C'est en nous que le Mal interpelle. J'ai déjà dit tout le bien que je pensais de "Nature humaine" de Couzigou,(1) qui nous introduit dans l'intimité d'un protagoniste que nous ne verrons que graduellement comme monstrueux. Genefort adopte la même stratégie dans "Ethfrag". À ceci près que le lecteur se rend très vite compte de quoi il retourne. Nous sommes sur Omale, et un biologiste humain, le professeur Borigonkar, se rend dans un camp où son travail sera d'étudier la physiologie des Hodgqins, une des espèces qui se partagent le monde géant. La nouvelle se compose d'extraits de son journal. Dès la citation d'ouverture — datée de quelques siècles plus tard —, dès l'apparition de l'expression “matériel Hodgqin”, nous avons compris que Borigonkar est une sorte de Mengele. Le malaise, et le génie du texte, procède de l'inébranlable bonne conscience de Borigonkar, malgré l'accumulation des révélations auxquelles il est confronté. En ce sens, ce long texte a largement mérité son Rosny, et son Grand Prix de l'Imaginaire, même si je regrette qu'il évoque aussi clairement son modèle historique.

Délivrons-nous du Mal. Douay s'aventure "Avec Herman Melville dans la vallée des Taïpi" sur un territoire crypto-historique qui peut rappeler le steampunk (avec l'évocation d'un auteur du xixe siècle : mais Herman Melville est bien loin des auteurs populaires qui sont les sources habituelles de nos amis victorianophiles), et un récit de voyage dans le Pacifique Sud qui débouche sur un fantastique lovecraftien, c'est-à-dire qui dépouille de toute transcendance ce qui aurait, de prime abord, pu sembler mysticisme magique. C'est surprenant de la part de Douay, magnifiquement exécuté, mais manque un peu de retournements à mon goût. Denis nous emmène dans ce qui est le plus coloré et le plus étonnant des voyages de ce recueil — qui, finalement, en manque. Mais aussi le plus court, et du coup le plus frustrant. Il paraît que "Chute libre" n'est que le début d'un cycle : on a ici en effet la matière, ou au moins le décor, pour bien d'autres récits. J'ai aussi déjà parlé du "Karma du chat" de Lainé,(2) qui est aussi techniquement précis que drôle. La drôlerie allant souvent de pair avec une certaine méchanceté…

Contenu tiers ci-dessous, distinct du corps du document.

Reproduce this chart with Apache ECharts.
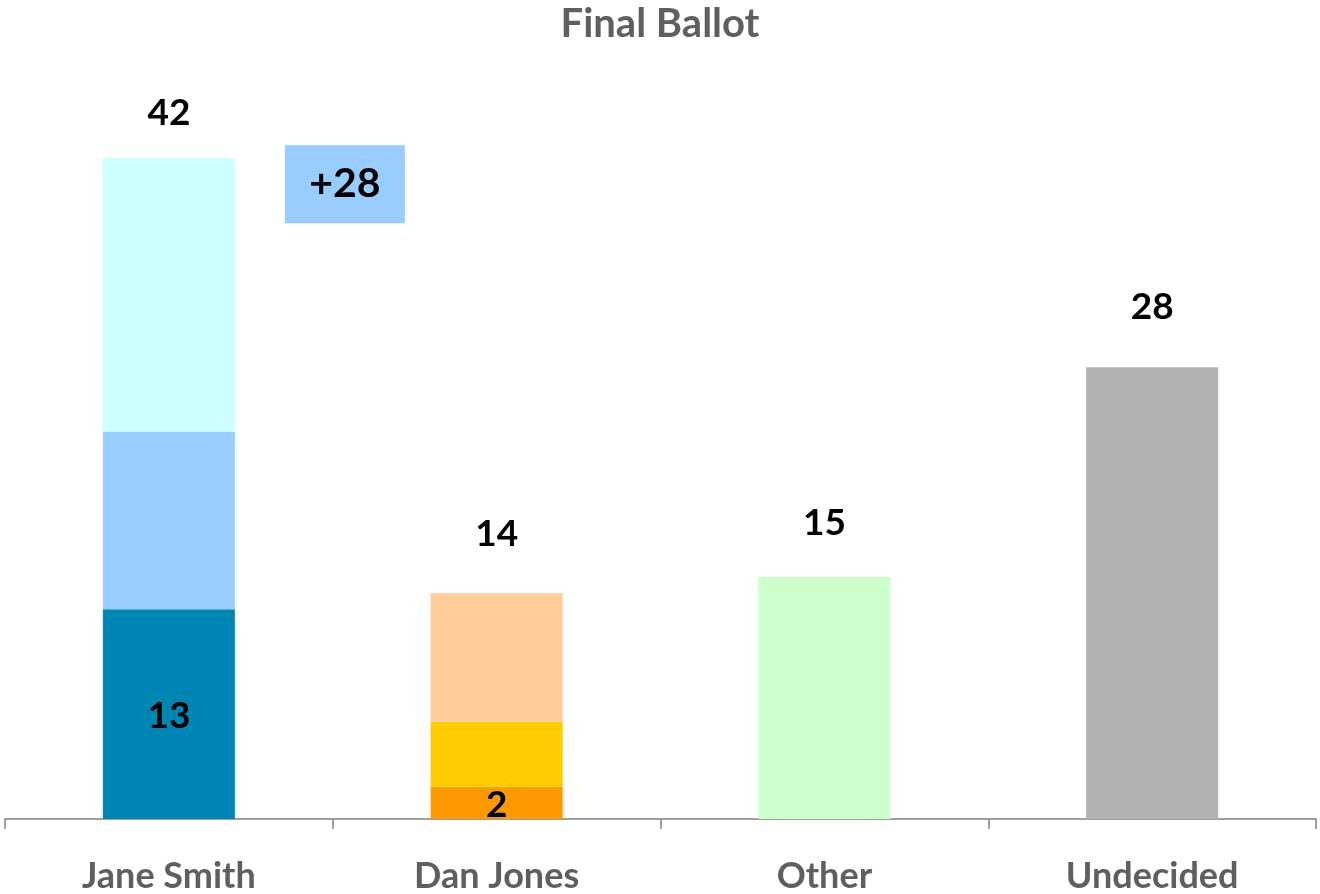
<!DOCTYPE html>
<html>
<head>
<meta charset="utf-8">
<script src="https://cdn.jsdelivr.net/npm/echarts@6/dist/echarts.min.js"></script>
<style>
html,body{margin:0;padding:0;background:#fff;}
#chart{width:1320px;height:894px;}
</style>
</head>
<body>
<div id="chart"></div>
<script>
const categories = ['Jane Smith', 'Dan Jones', 'Other', 'Undecided'];
const layer1 = [13.33, 2.05, 15.38, 28.71];
const layer2 = [11.30, 4.13, 0, 0];
const layer3 = [17.37, 8.17, 0, 0];
const layer1Colors = ['#0086B4', '#FF9900', '#CCFFCC', '#B2B2B2'];
const layer2Colors = ['#99CCFF', '#FFCC00', '#CCFFCC', '#B2B2B2'];
const layer3Colors = ['#CCFFFF', '#FFCC99', '#CCFFCC', '#B2B2B2'];
const layer1Labels = ['13', '2', '', ''];
const totalLabels = ['42', '14', '15', '28'];
const gainLabel = '+28';

const FONT = 'Lato';
const totalDist = [27, 41, 35, 42];

const chart = echarts.init(document.getElementById('chart'), null, {renderer: 'canvas'});

function mk(vals, colors, extra) {
  return vals.map((v, i) => Object.assign({value: v, itemStyle: {color: colors[i]}}, extra ? extra(i) : {}));
}

const option = {
  animation: false,
  backgroundColor: '#ffffff',
  title: {
    text: 'Final Ballot',
    left: 'center',
    top: -1,
    textStyle: {fontFamily: FONT, fontWeight: 'bold', fontSize: 40, color: '#5f5f5f'}
  },
  grid: {left: 5, right: 4, top: 111, bottom: 74, containLabel: false},
  xAxis: {
    type: 'category',
    data: categories,
    boundaryGap: true,
    axisLine: {lineStyle: {color: '#808080', width: 1.5}},
    axisTick: {show: true, length: 10, alignWithLabel: false, lineStyle: {color: '#808080', width: 1.5}},
    axisLabel: {margin: 39, fontFamily: FONT, fontWeight: 'bold', fontSize: 36, color: '#5f5f5f'}
  },
  yAxis: {type: 'value', min: 0, max: 45, show: false, splitLine: {show: false}},
  series: [
    {
      type: 'bar', stack: 'total', barWidth: 132,
      data: mk(layer1, layer1Colors),
      label: {
        show: true, position: 'inside', offset: [0, 2],
        formatter: p => layer1Labels[p.dataIndex],
        fontFamily: FONT, fontWeight: 'bold', fontSize: 37, color: '#000'
      }
    },
    {
      type: 'bar', stack: 'total', barWidth: 132,
      data: mk(layer2, layer2Colors)
    },
    {
      type: 'bar', stack: 'total', barWidth: 132,
      data: mk(layer3, layer3Colors, i => i === 0 ? {
        label: {
          show: true,
          position: [242, 26],
          formatter: gainLabel,
          align: 'center', verticalAlign: 'middle',
          backgroundColor: '#99CCFF',
          width: 120, height: 78, lineHeight: 78,
          fontFamily: FONT, fontWeight: 'bold', fontSize: 41, color: '#000'
        }
      } : {})
    },
    {
      type: 'bar', stack: 'total', barWidth: 132,
      data: categories.map((c, i) => ({
        value: 0,
        label: {show: true, position: 'top', distance: totalDist[i], formatter: totalLabels[i]}
      })),
      itemStyle: {color: 'transparent'},
      label: {fontFamily: FONT, fontWeight: 'bold', fontSize: 37, color: '#000'}
    }
  ]
};
chart.setOption(option);
</script>
</body>
</html>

Enfin Fazi, qui joue dans "la Clé de Manderley" impeccablement le jeu du fantastique : nostalgie, incertitude de la mémoire, univers à tiroir, éloge discret de la différence… Tout cela avec une énergique dose de références cinématographiques. De la belle ouvrage !

Cet ouvrage étant hors-commerce, je ne peux vous recommander de l'acheter (sauf, qui sait, dans une ces ventes aux enchères décérébrées qui font des conventions nationales de SF un lieu définitivement détaché de la masse des festivals de l'imaginaire), mais que ce soit une incitation à goûter aux anthologies que nous offrent la multitude d'éditeurs indépendants de notre domaine.

Pascal J. Thomas → Keep Watching the Skies!, nº 79, janvier 2017

Lire aussi dans KWS la chronique des crus 2013, 2015, 2017, 2018 & 2019 par Pascal J. Thomas


  1. Dans une chronique de l'anthologie 42 : l'appel de la SF.
  2. Dans la chronique du Galaxies n° 38.